---------- AVAILABLE DATA ----------

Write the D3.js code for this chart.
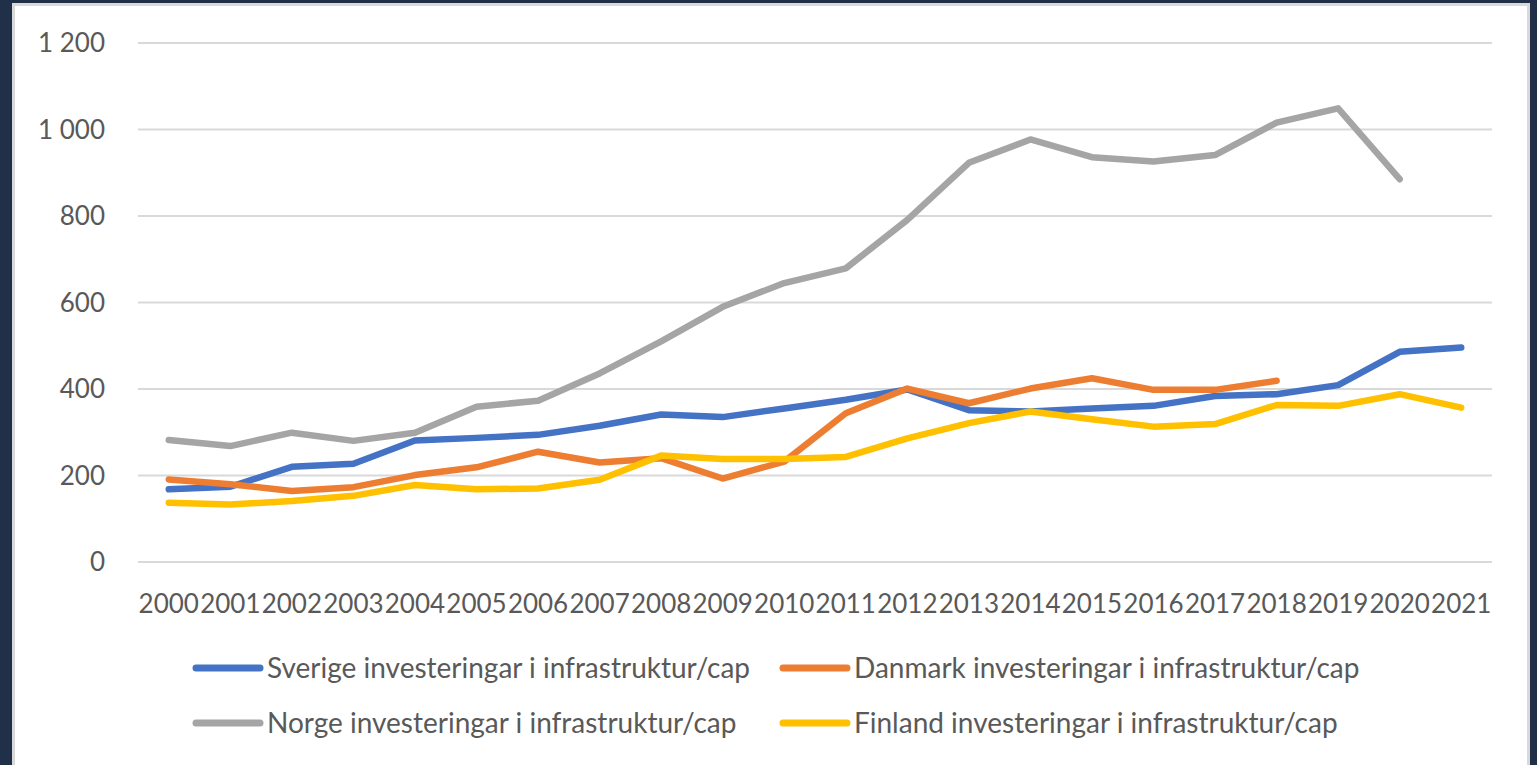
<!DOCTYPE html>
<html>
<head>
<meta charset="utf-8">
<script src="https://cdn.jsdelivr.net/npm/d3@7"></script>
<style>
    body { margin: 0; background: #1f3048; }
    svg { display: block; }
</style>
</head>
<body>
<div id="viz"></div>
<script>
let years = ['2000', '2001', '2002', '2003', '2004', '2005', '2006', '2007', '2008', '2009', '2010',
    '2011', '2012', '2013', '2014', '2015', '2016', '2017', '2018', '2019', '2020', '2021'];
let yTicks = [0, 200, 400, 600, 800, 1000, 1200];

let sverige = [168, 174, 220, 227, 281, 287, 294, 315, 341, 335, 355, 375, 399, 351, 348, 355, 361, 384, 388, 409, 486, 496];
let danmark = [191, 180, 164, 173, 201, 219, 255, 230, 240, 193, 232, 344, 401, 367, 401, 425, 398, 398, 419, null, null, null];
let norge = [282, 268, 299, 280, 299, 359, 373, 436, 510, 590, 645, 679, 791, 923, 977, 936, 926, 941, 1016, 1049, 885, null];
let finland = [137, 133, 141, 153, 178, 168, 170, 190, 246, 238, 238, 243, 286, 321, 348, 330, 313, 319, 363, 361, 388, 357];

let seriesNames = ['Sverige investeringar i infrastruktur/cap', 'Danmark investeringar i infrastruktur/cap',
    'Norge investeringar i infrastruktur/cap', 'Finland investeringar i infrastruktur/cap'];
let seriesColors = ['#4472c4', '#ed7d31', '#a5a5a5', '#ffc000'];

let width = 1537, height = 765;
let font = 'Lato, "Noto Sans", sans-serif';

window.onload = function () {
    let svg = d3.select('#viz').append('svg')
        .attr('width', width)
        .attr('height', height);

    // white panel
    svg.append('rect')
        .attr('x', 13.5).attr('y', 4.5)
        .attr('width', 1515).attr('height', 780)
        .attr('fill', '#ffffff')
        .attr('stroke', '#d9d9d9')
        .attr('stroke-width', 3);

    let x = d3.scaleBand().domain(years).range([138, 1492]);
    let y = d3.scaleLinear().domain([0, 1200]).range([562, 43]);

    // gridlines
    svg.append('g')
        .selectAll('line')
        .data(yTicks)
        .enter()
        .append('line')
        .attr('x1', 138).attr('x2', 1492)
        .attr('y1', d => y(d)).attr('y2', d => y(d))
        .attr('stroke', '#d9d9d9')
        .attr('stroke-width', 2);

    // y labels
    let fmt = d => d3.format(',')(d).replace(',', ' ');
    svg.append('g')
        .selectAll('text')
        .data(yTicks)
        .enter()
        .append('text')
        .attr('x', 105)
        .attr('y', d => y(d))
        .attr('dy', '0.35em')
        .attr('text-anchor', 'end')
        .style('font-family', font)
        .style('font-size', '26px')
        .attr('fill', '#595959')
        .text(fmt);

    // x labels
    svg.append('g')
        .selectAll('text')
        .data(years)
        .enter()
        .append('text')
        .attr('x', d => x(d) + x.bandwidth() / 2)
        .attr('y', 613)
        .attr('text-anchor', 'middle')
        .style('font-family', font)
        .style('font-size', '26px')
        .attr('fill', '#595959')
        .text(d => d);

    let allSeries = [sverige, danmark, norge, finland];
    let line = d3.line()
        .defined(d => d[1] != null)
        .x(d => x(d[0]) + x.bandwidth() / 2)
        .y(d => y(d[1]));

    // draw in excel order: sverige, danmark, norge, finland
    allSeries.forEach((s, i) => {
        svg.append('path')
            .datum(years.map((yr, j) => [yr, s[j]]))
            .attr('d', line)
            .attr('fill', 'none')
            .attr('stroke', seriesColors[i])
            .attr('stroke-width', 6.5)
            .attr('stroke-linejoin', 'round')
            .attr('stroke-linecap', 'round');
    });

    // legend
    let legendPos = [[193, 668], [780, 668], [193, 723], [780, 723]];
    seriesNames.forEach((name, i) => {
        let g = svg.append('g').attr('transform', 'translate(' + legendPos[i][0] + ',' + legendPos[i][1] + ')');
        g.append('line')
            .attr('x1', 3).attr('x2', 67)
            .attr('y1', 0).attr('y2', 0)
            .attr('stroke', seriesColors[i])
            .attr('stroke-width', 7)
            .attr('stroke-linecap', 'round');
        g.append('text')
            .attr('x', 74)
            .attr('y', 0)
            .attr('dy', '0.35em')
            .style('font-family', font)
            .style('font-size', '28px')
            .attr('fill', '#595959')
            .text(name);
    });
};
</script>
</body>
</html>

----------

## TASK
Please extract exactly the lines of the data, from the first through the line containing "let y = d3.scaleLinear().domain([0, 1200]).range([562, 43]);", and add no pictures to the copy.

## COMPLETE RESPONSE
Write the D3.js code for this chart.
<!DOCTYPE html>
<html>
<head>
<meta charset="utf-8">
<script src="https://cdn.jsdelivr.net/npm/d3@7"></script>
<style>
    body { margin: 0; background: #1f3048; }
    svg { display: block; }
</style>
</head>
<body>
<div id="viz"></div>
<script>
let years = ['2000', '2001', '2002', '2003', '2004', '2005', '2006', '2007', '2008', '2009', '2010',
    '2011', '2012', '2013', '2014', '2015', '2016', '2017', '2018', '2019', '2020', '2021'];
let yTicks = [0, 200, 400, 600, 800, 1000, 1200];

let sverige = [168, 174, 220, 227, 281, 287, 294, 315, 341, 335, 355, 375, 399, 351, 348, 355, 361, 384, 388, 409, 486, 496];
let danmark = [191, 180, 164, 173, 201, 219, 255, 230, 240, 193, 232, 344, 401, 367, 401, 425, 398, 398, 419, null, null, null];
let norge = [282, 268, 299, 280, 299, 359, 373, 436, 510, 590, 645, 679, 791, 923, 977, 936, 926, 941, 1016, 1049, 885, null];
let finland = [137, 133, 141, 153, 178, 168, 170, 190, 246, 238, 238, 243, 286, 321, 348, 330, 313, 319, 363, 361, 388, 357];

let seriesNames = ['Sverige investeringar i infrastruktur/cap', 'Danmark investeringar i infrastruktur/cap',
    'Norge investeringar i infrastruktur/cap', 'Finland investeringar i infrastruktur/cap'];
let seriesColors = ['#4472c4', '#ed7d31', '#a5a5a5', '#ffc000'];

let width = 1537, height = 765;
let font = 'Lato, "Noto Sans", sans-serif';

window.onload = function () {
    let svg = d3.select('#viz').append('svg')
        .attr('width', width)
        .attr('height', height);

    // white panel
    svg.append('rect')
        .attr('x', 13.5).attr('y', 4.5)
        .attr('width', 1515).attr('height', 780)
        .attr('fill', '#ffffff')
        .attr('stroke', '#d9d9d9')
        .attr('stroke-width', 3);

    let x = d3.scaleBand().domain(years).range([138, 1492]);
    let y = d3.scaleLinear().domain([0, 1200]).range([562, 43]);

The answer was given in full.